México vuelve a estremecerse con una tragedia que duele en lo más profundo. La noche del sábado, en Uruapan, Michoacán, fue asesinado el alcalde Carlos Manzo durante una ceremonia del Día de Muertos. Un crimen perpetrado de noche, frente a su esposa, sus hijos y decenas de ciudadanos, en medio de una celebración llena de significado para las familias mexicanas. Carlos Manzo contaba con la protección de 14 elementos de la Guardia Nacional, pero ni eso bastó. Su asesinato es una herida abierta que exhibe, una vez más, la impotencia del Estado frente al crimen.
Hace apenas quince días, también en Michoacán, fue asesinado Bernardo Bravo, líder limonero joven, decidido y valiente, que encabezaba la defensa de cientos de productores extorsionados y amenazados por grupos criminales. Su historia me tocó especialmente porque tuve el privilegio de conocerlo hace algunos meses. Me sorprendió su determinación, su garra, su claridad de pensamiento. Mientras lo escuchaba, recordé las palabras que yo mismo pronunciaba en 2007 como presidente del Consejo Ciudadano de Seguridad Pública: “la justicia no se pide, se construye”.

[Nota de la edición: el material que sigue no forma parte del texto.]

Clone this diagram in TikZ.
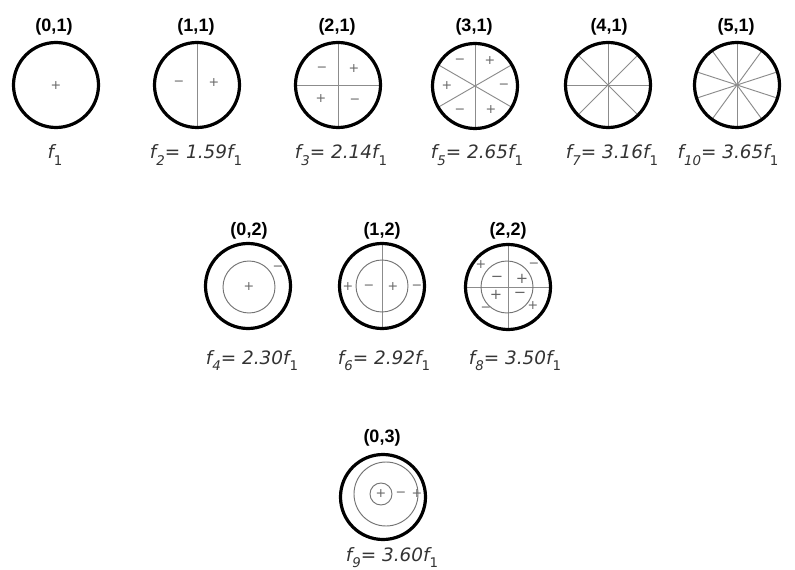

Me identifiqué de inmediato con su causa. Era un hombre auténtico, con una convicción profunda por lograr seguridad y dignidad para su gente. Le recomendé que tomara precauciones, que se rodeara de profesionales, que no enfrentara solo a quienes controlan con miedo y con armas. Lamentablemente, el tiempo no nos alcanzó para continuar esa conversación. Semanas después, mientras me encontraba en la Cumbre Policial Internacional en Denver, me enteré de su asesinato. El golpe fue doble: como ciudadano y como alguien que había visto en él el reflejo de una generación que todavía cree en la posibilidad de cambiar las cosas.
Estas muertes tienen un hilo conductor: la soledad del valiente. Carlos Manzo y Bernardo Bravo compartían un mismo espíritu: el de no rendirse, el de no callarse, el de creer que aún se puede recuperar el orden y la paz. Pero también compartieron la peor de las condenas: la indiferencia de quienes deberían protegerlos. Hace 18 años, el 28 de noviembre de 2007, yo viví mi propio atentado en Tijuana. Si hoy estoy aquí es porque un gobernador —a pesar de nuestras profundas diferencias políticas— tuvo la determinación de cuidarme y darme los medios para sobrevivir. Eso, que debería ser normal en cualquier Estado de derecho, hoy parece excepcional. Porque lo que hoy vemos es un desdén absoluto del poder hacia quienes, desde el liderazgo local o social, enfrentan al crimen con valentía.
Por eso, lo que ocurrió en Uruapan, en Michoacán, y lo que pasó con Bernardo Bravo no son solo asesinatos: son mensajes de terror, intentos por aniquilar el ánimo y la esperanza de comunidades enteras. No matan solo a una persona; intentan matar el ejemplo, apagar la voz, doblegar la voluntad. Y frente a eso, debemos decirlo con claridad: no hay transformación, ni justicia social, ni seguridad posible mientras los valientes sigan cayendo y los indiferentes sigan gobernando. Pobre nuestro México... pobre Michoacán, que vuelve a llorar a sus hijos más valientes. Y pobre de todos nosotros si seguimos permitiendo que la cobardía sea política de Estado y la valentía, una sentencia de muerte.